Foreign-based executives of ASX companies, globe-trotting investors and everyone else will be automatically taxed as Australian residents if they spend more than 183 days in Australia in any 12-month period.
The Turnbull government has been urged by its own tax advisory board to take a new approach to determining residency by throwing out most other complicated tests and instead basing it on a more simple “days count” test where a person is present in Australia for 183 days or more in a 12-month period.
That’s a key recommendation of the first proposed rewrite in 80 years of the “uncertain and complex” tax rules that govern residency.
“The inadequacy of the existing rules is of increasing prevalence and has the potential to undermine the integrity of the income tax system,” the report by the independent Board of Taxation warns.
While this 183 days test already exists, there are several other tests for determining a person’s residency. These include the “reside” test, the ‘domicile and permanent place of abode’ test and the Commonwealth ‘superannuation funds test’.
The current definition of a resident was enacted in 1930, at a time when most Australians did not have access to international travel.
The board warns of a scenario: “commonly understood” among tax advisers, where individuals who leave Australia without establishing a residence in another country can avoid paying tax entirely by arguing they are “residents of nowhere”.
As a “resident of nowhere” – a non-resident but haven’t established tax residency in another jurisdiction – the federal government may decide that they are still a resident until tax residency is established elsewhere.

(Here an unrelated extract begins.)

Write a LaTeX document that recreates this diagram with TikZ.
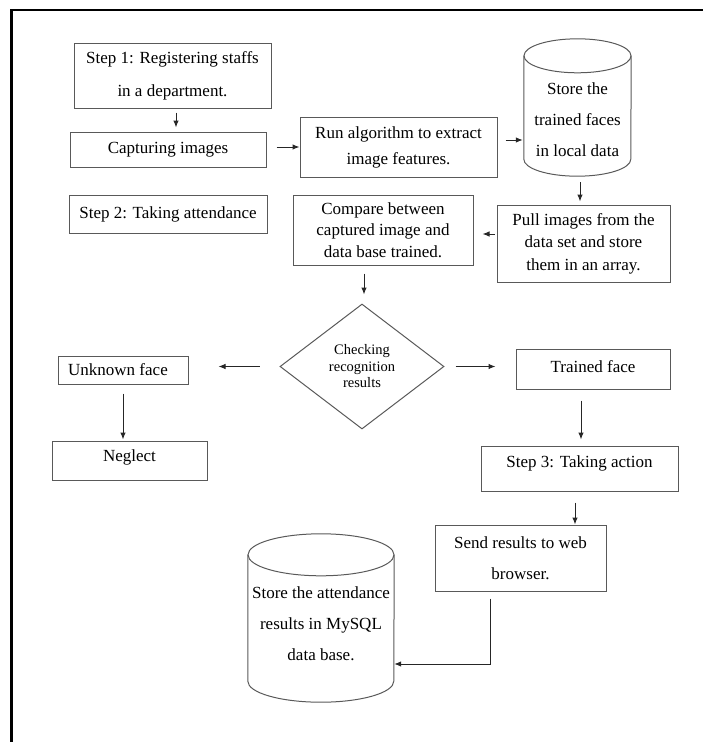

For outbound individuals, the board recommended individuals be considered non-resident if they work overseas and spend less than 31 days working, or 61 days total in Australia.
Former residents would become non-resident if they spend less than 16 days in Australia, and someone who has never been resident of Australia would remain a non-resident if they spend less than 46 days in Australia.
The Board noted that disputes with the Australian Taxation Office and the need for the agency to issue private rulings have increased since 2009.
It said tax agents had found it harder to give advice on residency issues, and the cost was higher. A basic letter of advice could cost between $5,000 and $10,000 per individual, it said.